お金は創造の道具。お金を得ること自体を目的にせず、お金で何を生み出すかが大事

お金に対する考え方は人それぞれ。

ぼくは昔から、自分の能力を伸ばすことには執着があったが、お金にはあまり執着のないほうだった。お金で買えるもので何としても手に入れたいようなものは特になかった。

お金があれば何でも手に入ると思っている人もいるようだ。お金には確かに「強制力」がある。お金を支払えば、誰かに、お金の必要がなければしたくないことをさせられるシステムができている。直接的、間接的に、誰かに嫌々何かをさせたツケは必ず自分にも回ってくるものと思う。

とはいえ、現代社会で生きていくにはお金は必要。
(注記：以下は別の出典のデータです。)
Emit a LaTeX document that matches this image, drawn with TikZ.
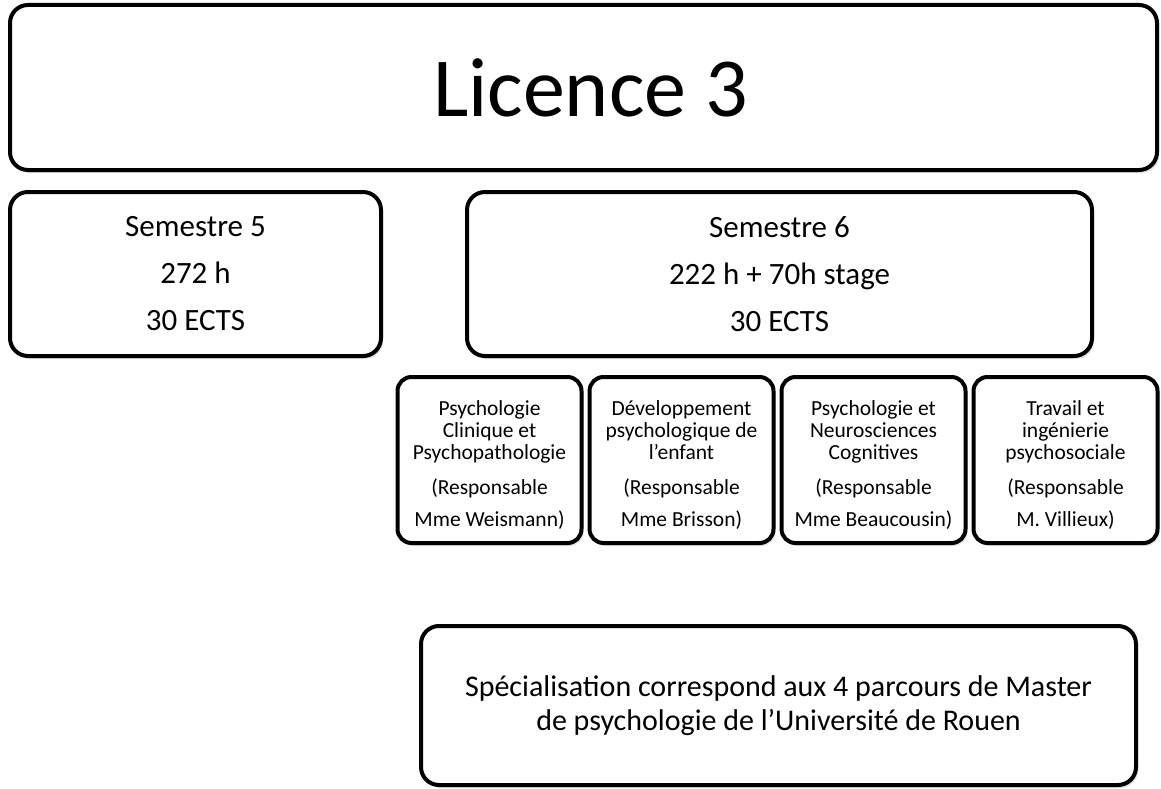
\documentclass[tikz,border=0pt]{standalone}
\usepackage{fontspec}
\setmainfont{Carlito}
\usepackage{tikz}
\usetikzlibrary{positioning}
\usetikzlibrary{shadows}
\tikzset{main node/.style={rectangle,rounded corners=18pt,draw,line width=4pt,fill=white,align=center,inner sep=0pt,drop shadow={shadow xshift=2pt,shadow yshift=-3pt,opacity=0.25}},}
\tikzset{track node/.style={main node,rounded corners=14pt,minimum width=184pt,minimum height=166pt,font=\fontsize{21.5}{22}\selectfont},}

\begin{document}
\begin{tikzpicture}[x=1pt, y=-1pt, node distance=4pt]
	\useasboundingbox (0,0) rectangle (1161,789);
	\node[main node, minimum width=1147pt, minimum height=165pt, font=\fontsize{84}{90}\selectfont] (l3) at (583.5,87.5) {\hspace*{14pt}Licence 3};
	\node[main node, minimum width=371pt, minimum height=164pt, font=\fontsize{31}{32}\selectfont] (s5) at (195.5,274) {Semestre 5\\[15pt]272 h\\[15pt]30 ECTS};
	\node[main node, minimum width=625pt, minimum height=164pt, font=\fontsize{31}{32}\selectfont] (s6) [right = 82pt of s5] {Semestre 6\\[15pt]222 h + 70h stage\\[15pt]30 ECTS};

	\node[track node] (p1) at (489.5,460) {\rule{0pt}{24pt}Psychologie\\Clinique et\\Psychopathologie\\[13pt](Responsable\\[10pt]Mme Weismann)};
	\node[track node] (p2) [right = of p1] {\rule{0pt}{24pt}Développement\\psychologique de\\l’enfant\\[13pt](Responsable\\[10pt]Mme Brisson)};
	\node[track node] (p3) [right = of p2] {\rule{0pt}{24pt}Psychologie et\\Neurosciences\\Cognitives\\[13pt](Responsable\\[10pt]Mme Beaucousin)};
	\node[track node] (p4) [right = of p3] {\rule{0pt}{24pt}Travail et\\ingénierie\\psychosociale\\[13pt](Responsable\\[10pt]M. Villieux)};

	\node[main node, minimum width=715pt, minimum height=159pt, font=\fontsize{30}{34}\selectfont] (mst) at (778.5,705.5) {Spécialisation correspond aux 4 parcours de Master\\de psychologie de l’Université de Rouen};
\end{tikzpicture}
\end{document}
お金が足らないと、自分がしたくないことをせざるを得ず、お金をふんだんに所有し、お金で人間や社会のシステムを動かしている人々の思うままに動かされてしまう。お金に執着するとお金の奴隷になる危険性があるが、お金が無くてもお金の奴隷になってしまう。

お金の呪縛から逃れるためにお金を得ることが必要だ。しかし、お金を得ること自体を目的にするとおかしなことになる。

ここ数十年間、「開発」という名のもとに、自然を破壊する活動に大量にお金がまわっていった。これからは、自然を回復するためにたくさんのお金がまわる社会にしていきたい。そのためには、自然を回復したい人々の手にお金を渡らせなければならない。

必要のない道路やダムをつくるとなると大量のお金がまわるが、道ばたや川の掃除をしてもほとんどお金は得られない。

人間は自然を破壊してお金を得たところで幸せにはなれない。そんなことをして得たお金で何を得る? 自然を破壊したり誰かに嫌々何かをさせて得たお金で何かを得て本当に幸せそうにしている人間を見たことがない。

お金を得ることを目的にするのではなく、得たお金で何を生み出すかが大事。

現代社会ではお金は創造の道具になる。世のため、人のためになるものを生み出していきたい人たちのもとにお金が動いてほしい。そういう人たちは、世のため、人のためになることをしてお金を得たいと思うものだが、そういう仕事は比較的少ないため、お金が得られにくい。あまり潔癖になりすぎると、お金にはなかなか近づけないのかもしれない。真っ黒なお金はいらないが、ちょっと灰色がかったお金をみんなで白いお金に転換していく必要がある。人間の幸せにどれだけ貢献したかに応じてお金が分配される社会になれば、お金をたくさん持っている人もそうでない人も幸せに生きられる社会になるはず。